### Written exercise
Retype, word for word, the lines between the ones holding "Write the matplotlib code for this chart." and "plt.rcParams['font.family'] = ['Noto", inclusive; pictures stay out of the copy.

### Exercise inputs
★ ★ ★ ★ ★

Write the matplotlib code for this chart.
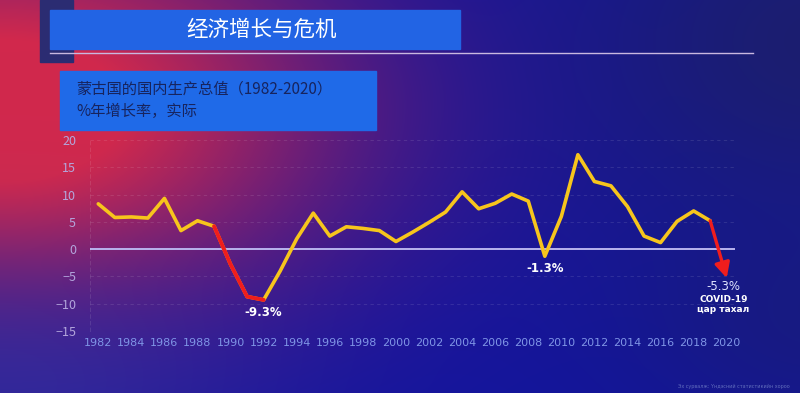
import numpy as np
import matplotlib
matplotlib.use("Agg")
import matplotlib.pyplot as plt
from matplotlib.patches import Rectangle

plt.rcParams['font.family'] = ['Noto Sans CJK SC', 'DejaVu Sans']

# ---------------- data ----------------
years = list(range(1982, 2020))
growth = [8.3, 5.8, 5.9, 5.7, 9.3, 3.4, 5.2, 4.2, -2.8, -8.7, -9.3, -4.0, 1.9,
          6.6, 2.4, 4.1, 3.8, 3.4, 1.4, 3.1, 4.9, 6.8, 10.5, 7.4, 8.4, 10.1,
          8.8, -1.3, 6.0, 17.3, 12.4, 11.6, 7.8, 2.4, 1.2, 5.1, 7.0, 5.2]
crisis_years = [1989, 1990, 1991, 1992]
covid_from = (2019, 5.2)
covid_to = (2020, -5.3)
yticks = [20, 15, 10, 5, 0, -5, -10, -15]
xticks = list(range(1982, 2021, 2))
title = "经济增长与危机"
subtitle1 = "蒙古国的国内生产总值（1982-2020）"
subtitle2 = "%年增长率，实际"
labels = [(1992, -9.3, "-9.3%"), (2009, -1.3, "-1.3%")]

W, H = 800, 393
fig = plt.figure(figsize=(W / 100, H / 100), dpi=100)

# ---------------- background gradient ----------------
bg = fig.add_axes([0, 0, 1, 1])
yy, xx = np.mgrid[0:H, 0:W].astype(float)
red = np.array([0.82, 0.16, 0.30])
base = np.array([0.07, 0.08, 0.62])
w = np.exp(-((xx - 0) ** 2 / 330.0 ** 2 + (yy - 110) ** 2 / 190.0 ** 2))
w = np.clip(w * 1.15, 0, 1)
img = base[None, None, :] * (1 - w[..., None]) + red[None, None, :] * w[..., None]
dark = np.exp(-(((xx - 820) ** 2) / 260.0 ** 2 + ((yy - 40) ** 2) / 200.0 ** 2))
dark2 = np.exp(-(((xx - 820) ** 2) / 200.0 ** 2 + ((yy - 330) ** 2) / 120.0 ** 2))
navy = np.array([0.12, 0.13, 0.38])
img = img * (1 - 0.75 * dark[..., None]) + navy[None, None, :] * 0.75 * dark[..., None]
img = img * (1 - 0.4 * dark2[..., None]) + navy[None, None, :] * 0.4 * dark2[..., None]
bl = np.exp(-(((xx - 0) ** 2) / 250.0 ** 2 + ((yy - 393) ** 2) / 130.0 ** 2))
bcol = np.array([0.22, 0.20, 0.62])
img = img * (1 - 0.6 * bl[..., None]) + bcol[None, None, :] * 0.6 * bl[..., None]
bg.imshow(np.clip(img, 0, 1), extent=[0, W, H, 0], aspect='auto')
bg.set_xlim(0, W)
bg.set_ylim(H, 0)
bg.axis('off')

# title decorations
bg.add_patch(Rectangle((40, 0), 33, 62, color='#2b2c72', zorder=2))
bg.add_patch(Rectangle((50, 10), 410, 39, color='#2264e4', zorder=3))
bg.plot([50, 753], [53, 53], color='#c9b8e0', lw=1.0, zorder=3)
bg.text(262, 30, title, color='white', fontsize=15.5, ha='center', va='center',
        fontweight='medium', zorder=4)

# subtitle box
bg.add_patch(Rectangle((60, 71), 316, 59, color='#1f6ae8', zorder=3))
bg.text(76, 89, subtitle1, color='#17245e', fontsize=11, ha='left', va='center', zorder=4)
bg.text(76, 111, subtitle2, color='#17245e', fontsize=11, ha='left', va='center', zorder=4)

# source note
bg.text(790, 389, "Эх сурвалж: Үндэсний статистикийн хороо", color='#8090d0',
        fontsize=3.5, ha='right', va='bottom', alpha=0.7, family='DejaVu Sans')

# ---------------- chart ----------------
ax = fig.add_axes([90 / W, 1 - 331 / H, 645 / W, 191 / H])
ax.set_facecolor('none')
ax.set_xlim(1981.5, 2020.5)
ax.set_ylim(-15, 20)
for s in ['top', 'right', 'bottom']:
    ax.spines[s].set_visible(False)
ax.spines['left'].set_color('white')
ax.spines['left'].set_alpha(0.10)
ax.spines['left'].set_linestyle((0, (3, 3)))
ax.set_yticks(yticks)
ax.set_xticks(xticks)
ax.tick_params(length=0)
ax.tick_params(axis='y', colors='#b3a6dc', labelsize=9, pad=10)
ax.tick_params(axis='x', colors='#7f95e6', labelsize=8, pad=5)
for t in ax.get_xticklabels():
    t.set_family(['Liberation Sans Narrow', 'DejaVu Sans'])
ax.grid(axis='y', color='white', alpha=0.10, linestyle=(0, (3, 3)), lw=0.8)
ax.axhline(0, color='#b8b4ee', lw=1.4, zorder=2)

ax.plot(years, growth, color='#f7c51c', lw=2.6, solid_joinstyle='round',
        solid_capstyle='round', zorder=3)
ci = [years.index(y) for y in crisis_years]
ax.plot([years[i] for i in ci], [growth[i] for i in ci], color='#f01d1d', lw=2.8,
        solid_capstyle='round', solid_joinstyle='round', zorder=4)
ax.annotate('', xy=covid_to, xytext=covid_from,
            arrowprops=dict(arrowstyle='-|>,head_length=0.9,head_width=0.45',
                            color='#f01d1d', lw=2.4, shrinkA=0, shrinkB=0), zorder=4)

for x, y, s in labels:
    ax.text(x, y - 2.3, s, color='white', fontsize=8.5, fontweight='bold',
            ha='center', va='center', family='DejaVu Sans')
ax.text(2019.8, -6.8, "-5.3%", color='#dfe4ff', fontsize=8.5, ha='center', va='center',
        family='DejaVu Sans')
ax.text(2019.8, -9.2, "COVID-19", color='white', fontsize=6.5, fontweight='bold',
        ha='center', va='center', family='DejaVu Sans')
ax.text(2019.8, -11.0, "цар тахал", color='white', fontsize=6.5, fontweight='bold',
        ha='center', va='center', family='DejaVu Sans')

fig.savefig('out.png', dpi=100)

★ ★ ★ ★ ★

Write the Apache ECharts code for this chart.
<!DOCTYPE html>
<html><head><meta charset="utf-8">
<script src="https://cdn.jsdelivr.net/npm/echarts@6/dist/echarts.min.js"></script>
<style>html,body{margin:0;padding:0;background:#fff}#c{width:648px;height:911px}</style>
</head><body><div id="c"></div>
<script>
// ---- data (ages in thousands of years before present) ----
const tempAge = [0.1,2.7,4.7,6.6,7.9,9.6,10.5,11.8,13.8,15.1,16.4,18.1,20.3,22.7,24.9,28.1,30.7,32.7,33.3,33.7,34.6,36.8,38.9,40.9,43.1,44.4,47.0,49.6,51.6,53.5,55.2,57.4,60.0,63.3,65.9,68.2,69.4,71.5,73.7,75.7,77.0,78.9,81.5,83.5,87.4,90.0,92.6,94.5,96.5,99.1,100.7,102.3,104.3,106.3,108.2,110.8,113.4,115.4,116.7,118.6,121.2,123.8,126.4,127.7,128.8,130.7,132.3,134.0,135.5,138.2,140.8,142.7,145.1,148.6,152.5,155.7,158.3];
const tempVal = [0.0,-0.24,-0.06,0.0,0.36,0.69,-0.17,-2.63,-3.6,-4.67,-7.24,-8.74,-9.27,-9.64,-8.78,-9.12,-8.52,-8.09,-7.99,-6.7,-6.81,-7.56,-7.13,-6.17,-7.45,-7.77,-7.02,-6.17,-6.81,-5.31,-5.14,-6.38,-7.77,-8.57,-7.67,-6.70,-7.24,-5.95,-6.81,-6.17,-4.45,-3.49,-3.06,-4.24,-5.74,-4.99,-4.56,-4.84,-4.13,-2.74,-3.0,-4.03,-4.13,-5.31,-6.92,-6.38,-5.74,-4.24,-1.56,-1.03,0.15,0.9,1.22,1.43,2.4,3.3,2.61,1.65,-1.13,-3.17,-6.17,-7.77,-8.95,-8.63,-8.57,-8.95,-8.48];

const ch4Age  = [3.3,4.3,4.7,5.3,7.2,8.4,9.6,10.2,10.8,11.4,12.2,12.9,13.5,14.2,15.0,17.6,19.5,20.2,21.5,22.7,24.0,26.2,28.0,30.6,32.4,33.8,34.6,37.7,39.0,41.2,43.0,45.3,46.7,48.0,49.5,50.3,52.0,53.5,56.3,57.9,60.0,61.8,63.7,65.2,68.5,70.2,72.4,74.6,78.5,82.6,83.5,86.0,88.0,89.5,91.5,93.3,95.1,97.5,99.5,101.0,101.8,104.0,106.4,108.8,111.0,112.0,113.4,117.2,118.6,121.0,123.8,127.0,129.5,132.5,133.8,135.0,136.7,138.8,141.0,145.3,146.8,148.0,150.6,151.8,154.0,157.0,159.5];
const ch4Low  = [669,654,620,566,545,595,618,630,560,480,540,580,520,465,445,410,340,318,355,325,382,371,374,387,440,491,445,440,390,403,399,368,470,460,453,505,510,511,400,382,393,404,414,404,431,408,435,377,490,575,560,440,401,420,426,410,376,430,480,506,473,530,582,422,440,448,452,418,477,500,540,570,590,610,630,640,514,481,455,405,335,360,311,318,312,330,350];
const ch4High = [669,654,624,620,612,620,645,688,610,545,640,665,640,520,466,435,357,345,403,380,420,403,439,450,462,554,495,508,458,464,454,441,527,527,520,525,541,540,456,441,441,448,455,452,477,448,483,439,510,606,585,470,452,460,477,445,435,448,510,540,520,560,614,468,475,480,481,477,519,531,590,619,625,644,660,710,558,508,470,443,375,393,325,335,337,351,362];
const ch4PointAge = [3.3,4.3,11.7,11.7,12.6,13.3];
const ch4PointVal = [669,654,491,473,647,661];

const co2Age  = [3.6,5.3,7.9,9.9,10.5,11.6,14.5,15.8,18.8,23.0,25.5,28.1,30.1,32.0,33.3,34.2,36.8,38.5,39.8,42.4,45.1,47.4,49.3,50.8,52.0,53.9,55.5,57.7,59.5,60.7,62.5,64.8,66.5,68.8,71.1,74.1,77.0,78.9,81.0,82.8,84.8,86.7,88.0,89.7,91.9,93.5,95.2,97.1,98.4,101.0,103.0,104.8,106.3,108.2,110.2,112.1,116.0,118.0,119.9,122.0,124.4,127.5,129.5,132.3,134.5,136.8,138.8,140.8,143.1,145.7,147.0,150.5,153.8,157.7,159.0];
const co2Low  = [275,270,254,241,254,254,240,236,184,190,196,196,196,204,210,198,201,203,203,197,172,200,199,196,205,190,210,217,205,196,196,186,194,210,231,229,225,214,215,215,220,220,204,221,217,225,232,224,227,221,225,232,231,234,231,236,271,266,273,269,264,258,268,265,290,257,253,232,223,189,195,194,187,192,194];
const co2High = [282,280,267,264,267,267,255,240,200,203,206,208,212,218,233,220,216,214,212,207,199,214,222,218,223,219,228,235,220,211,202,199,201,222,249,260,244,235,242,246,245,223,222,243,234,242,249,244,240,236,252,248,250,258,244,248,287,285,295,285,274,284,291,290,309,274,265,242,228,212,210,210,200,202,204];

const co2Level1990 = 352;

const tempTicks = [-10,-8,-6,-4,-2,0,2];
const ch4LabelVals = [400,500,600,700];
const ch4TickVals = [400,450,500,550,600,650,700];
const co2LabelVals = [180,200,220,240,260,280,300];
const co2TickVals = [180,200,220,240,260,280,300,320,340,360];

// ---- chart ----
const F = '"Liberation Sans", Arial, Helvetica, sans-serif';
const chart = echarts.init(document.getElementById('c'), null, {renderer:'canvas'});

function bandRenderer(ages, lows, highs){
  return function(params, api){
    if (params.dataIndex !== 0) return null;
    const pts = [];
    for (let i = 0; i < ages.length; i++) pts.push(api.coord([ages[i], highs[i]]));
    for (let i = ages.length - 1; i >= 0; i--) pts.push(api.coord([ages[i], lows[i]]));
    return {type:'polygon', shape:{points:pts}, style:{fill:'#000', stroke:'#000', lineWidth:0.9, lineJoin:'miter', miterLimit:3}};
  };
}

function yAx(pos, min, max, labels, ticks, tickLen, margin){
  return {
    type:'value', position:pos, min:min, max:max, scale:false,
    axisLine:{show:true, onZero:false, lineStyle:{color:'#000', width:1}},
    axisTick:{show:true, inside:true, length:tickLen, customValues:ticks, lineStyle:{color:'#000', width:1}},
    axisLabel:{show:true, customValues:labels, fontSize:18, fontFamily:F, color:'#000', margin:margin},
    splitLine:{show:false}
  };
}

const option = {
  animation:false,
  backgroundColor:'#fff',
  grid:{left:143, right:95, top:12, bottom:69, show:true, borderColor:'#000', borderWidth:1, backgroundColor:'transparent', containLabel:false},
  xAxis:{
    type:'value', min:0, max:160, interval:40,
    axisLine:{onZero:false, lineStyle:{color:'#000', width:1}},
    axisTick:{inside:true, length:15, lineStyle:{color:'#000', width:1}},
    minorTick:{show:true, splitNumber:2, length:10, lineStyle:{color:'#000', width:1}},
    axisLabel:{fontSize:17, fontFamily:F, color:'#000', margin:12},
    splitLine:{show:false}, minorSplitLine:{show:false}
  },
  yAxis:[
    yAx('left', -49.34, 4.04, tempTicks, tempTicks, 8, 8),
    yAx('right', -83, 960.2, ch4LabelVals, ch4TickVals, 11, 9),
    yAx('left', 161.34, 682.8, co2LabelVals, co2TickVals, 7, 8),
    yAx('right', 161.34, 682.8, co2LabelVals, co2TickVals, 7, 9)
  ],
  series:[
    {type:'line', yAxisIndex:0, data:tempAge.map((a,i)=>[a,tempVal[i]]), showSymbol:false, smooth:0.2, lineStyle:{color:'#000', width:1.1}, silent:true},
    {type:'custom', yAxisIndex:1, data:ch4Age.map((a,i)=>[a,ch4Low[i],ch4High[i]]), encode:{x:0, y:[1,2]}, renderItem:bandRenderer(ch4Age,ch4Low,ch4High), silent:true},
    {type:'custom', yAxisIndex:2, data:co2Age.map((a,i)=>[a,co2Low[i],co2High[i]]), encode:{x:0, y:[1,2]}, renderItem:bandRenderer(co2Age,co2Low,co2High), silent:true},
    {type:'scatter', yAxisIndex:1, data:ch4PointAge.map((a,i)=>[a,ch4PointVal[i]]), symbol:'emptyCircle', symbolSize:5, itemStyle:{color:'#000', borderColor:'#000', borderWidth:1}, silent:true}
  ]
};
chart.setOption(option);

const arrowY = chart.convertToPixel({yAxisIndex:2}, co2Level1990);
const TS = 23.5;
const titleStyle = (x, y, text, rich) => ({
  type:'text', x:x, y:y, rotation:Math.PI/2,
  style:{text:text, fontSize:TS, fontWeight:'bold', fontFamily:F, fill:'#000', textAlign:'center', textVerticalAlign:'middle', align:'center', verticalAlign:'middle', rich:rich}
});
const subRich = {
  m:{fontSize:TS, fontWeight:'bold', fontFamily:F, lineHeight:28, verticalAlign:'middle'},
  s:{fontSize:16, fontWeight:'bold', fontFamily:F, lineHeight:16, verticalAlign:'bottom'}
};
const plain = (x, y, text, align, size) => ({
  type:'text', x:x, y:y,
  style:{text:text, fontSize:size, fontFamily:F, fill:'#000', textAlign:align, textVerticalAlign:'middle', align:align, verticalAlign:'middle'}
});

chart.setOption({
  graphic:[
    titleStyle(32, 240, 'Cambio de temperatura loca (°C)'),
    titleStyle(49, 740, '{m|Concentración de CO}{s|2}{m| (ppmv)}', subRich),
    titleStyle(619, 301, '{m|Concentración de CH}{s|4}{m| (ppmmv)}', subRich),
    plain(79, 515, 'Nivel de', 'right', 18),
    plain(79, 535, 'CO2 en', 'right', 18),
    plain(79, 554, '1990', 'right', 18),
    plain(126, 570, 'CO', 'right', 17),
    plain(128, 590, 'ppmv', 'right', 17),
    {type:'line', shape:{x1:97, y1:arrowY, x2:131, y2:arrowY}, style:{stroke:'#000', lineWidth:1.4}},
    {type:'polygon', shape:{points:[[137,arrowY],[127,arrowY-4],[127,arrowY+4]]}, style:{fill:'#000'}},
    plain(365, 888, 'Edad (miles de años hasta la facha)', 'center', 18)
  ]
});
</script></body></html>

★ ★ ★ ★ ★

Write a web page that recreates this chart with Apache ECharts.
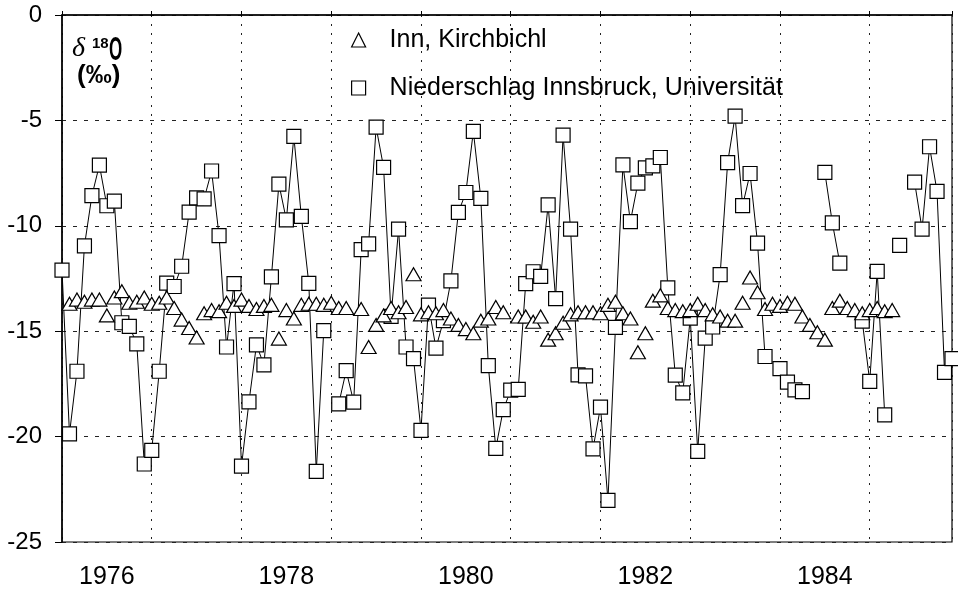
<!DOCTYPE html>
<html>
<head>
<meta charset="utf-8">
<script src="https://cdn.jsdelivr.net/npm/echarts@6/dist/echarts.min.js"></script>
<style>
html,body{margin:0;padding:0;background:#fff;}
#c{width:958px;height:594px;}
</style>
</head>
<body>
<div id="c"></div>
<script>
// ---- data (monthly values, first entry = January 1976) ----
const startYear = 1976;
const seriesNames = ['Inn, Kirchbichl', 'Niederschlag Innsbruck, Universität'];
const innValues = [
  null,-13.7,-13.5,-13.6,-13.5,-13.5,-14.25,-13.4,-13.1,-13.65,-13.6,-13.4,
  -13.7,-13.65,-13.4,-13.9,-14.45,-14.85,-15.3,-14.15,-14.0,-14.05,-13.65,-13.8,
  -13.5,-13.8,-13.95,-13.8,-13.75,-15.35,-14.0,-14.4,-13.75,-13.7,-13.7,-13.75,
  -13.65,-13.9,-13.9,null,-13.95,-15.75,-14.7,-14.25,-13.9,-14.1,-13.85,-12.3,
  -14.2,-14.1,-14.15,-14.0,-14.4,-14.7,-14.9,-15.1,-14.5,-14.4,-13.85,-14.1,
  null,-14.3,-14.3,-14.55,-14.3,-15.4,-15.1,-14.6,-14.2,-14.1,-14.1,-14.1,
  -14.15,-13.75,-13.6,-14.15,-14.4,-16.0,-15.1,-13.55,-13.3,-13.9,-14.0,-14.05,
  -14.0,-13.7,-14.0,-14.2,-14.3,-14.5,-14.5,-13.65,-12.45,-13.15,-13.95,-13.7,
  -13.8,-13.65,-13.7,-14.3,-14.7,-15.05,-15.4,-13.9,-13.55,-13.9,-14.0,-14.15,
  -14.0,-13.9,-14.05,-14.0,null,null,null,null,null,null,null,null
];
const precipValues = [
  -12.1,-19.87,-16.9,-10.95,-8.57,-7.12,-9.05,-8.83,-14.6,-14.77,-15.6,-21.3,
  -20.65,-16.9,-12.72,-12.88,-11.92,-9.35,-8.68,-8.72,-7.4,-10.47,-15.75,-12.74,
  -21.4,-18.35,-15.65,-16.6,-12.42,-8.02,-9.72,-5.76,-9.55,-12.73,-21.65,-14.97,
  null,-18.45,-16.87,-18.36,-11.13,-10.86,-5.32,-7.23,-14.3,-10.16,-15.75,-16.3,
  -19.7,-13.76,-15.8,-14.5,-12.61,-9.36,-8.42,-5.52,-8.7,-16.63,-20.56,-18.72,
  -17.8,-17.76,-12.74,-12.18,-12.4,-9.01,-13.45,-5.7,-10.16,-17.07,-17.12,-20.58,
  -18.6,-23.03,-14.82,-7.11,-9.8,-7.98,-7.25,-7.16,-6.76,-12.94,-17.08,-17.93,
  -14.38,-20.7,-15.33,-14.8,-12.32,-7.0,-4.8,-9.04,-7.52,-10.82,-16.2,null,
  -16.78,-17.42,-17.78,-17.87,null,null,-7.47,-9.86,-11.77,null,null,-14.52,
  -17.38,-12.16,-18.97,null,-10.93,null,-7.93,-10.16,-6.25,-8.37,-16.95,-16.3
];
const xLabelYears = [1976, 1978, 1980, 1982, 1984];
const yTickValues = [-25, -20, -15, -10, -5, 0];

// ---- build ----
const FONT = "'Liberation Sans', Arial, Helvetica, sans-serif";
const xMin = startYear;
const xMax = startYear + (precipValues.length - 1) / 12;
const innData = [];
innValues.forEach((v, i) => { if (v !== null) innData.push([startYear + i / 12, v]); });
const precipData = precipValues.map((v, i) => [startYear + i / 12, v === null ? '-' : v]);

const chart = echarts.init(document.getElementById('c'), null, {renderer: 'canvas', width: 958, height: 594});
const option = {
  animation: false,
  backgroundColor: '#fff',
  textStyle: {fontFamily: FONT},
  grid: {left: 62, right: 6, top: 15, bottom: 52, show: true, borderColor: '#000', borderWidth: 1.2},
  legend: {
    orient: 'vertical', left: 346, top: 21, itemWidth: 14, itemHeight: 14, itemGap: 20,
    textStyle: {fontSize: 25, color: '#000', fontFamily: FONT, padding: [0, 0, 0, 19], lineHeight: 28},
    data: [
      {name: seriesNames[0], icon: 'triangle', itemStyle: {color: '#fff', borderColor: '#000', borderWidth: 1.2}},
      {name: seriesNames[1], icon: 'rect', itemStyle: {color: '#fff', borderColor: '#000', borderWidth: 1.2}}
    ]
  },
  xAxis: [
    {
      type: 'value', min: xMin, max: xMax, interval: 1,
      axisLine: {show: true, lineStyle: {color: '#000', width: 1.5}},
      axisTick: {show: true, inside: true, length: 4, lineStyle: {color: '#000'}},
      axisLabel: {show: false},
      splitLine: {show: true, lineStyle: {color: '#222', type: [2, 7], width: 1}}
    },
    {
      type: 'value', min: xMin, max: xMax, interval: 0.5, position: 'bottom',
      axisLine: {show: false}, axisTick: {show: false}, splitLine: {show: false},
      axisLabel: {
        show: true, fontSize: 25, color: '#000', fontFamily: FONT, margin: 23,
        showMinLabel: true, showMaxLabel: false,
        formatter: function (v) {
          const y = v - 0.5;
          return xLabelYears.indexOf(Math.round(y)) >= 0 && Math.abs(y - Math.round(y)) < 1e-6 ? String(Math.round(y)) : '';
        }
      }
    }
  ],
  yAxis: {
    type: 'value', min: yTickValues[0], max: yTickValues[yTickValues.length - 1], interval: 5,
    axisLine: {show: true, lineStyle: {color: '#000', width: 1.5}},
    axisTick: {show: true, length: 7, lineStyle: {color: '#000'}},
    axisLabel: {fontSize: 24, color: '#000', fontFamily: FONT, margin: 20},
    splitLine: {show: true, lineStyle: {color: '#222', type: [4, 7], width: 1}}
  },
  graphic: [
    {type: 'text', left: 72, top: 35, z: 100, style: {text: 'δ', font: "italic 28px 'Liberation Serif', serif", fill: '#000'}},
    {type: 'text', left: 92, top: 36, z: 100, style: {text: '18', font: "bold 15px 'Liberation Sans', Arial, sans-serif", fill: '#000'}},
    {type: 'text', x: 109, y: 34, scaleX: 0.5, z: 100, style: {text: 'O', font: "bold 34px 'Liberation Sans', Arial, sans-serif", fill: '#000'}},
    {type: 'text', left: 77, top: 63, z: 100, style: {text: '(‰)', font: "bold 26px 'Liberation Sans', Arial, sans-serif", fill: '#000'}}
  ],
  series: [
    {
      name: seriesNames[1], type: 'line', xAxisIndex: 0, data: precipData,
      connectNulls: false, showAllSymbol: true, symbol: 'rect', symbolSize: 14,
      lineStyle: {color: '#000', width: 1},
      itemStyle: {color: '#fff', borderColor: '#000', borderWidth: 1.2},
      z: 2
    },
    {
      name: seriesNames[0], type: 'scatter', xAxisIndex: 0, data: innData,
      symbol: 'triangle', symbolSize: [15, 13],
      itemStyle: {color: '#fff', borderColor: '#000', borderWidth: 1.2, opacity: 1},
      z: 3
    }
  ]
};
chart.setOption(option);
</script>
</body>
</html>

★ ★ ★ ★ ★

### Exercise answer
Write the matplotlib code for this chart.
import numpy as np
import matplotlib
matplotlib.use("Agg")
import matplotlib.pyplot as plt
from matplotlib.patches import Rectangle

plt.rcParams['font.family'] = ['Noto Sans CJK SC', 'DejaVu Sans']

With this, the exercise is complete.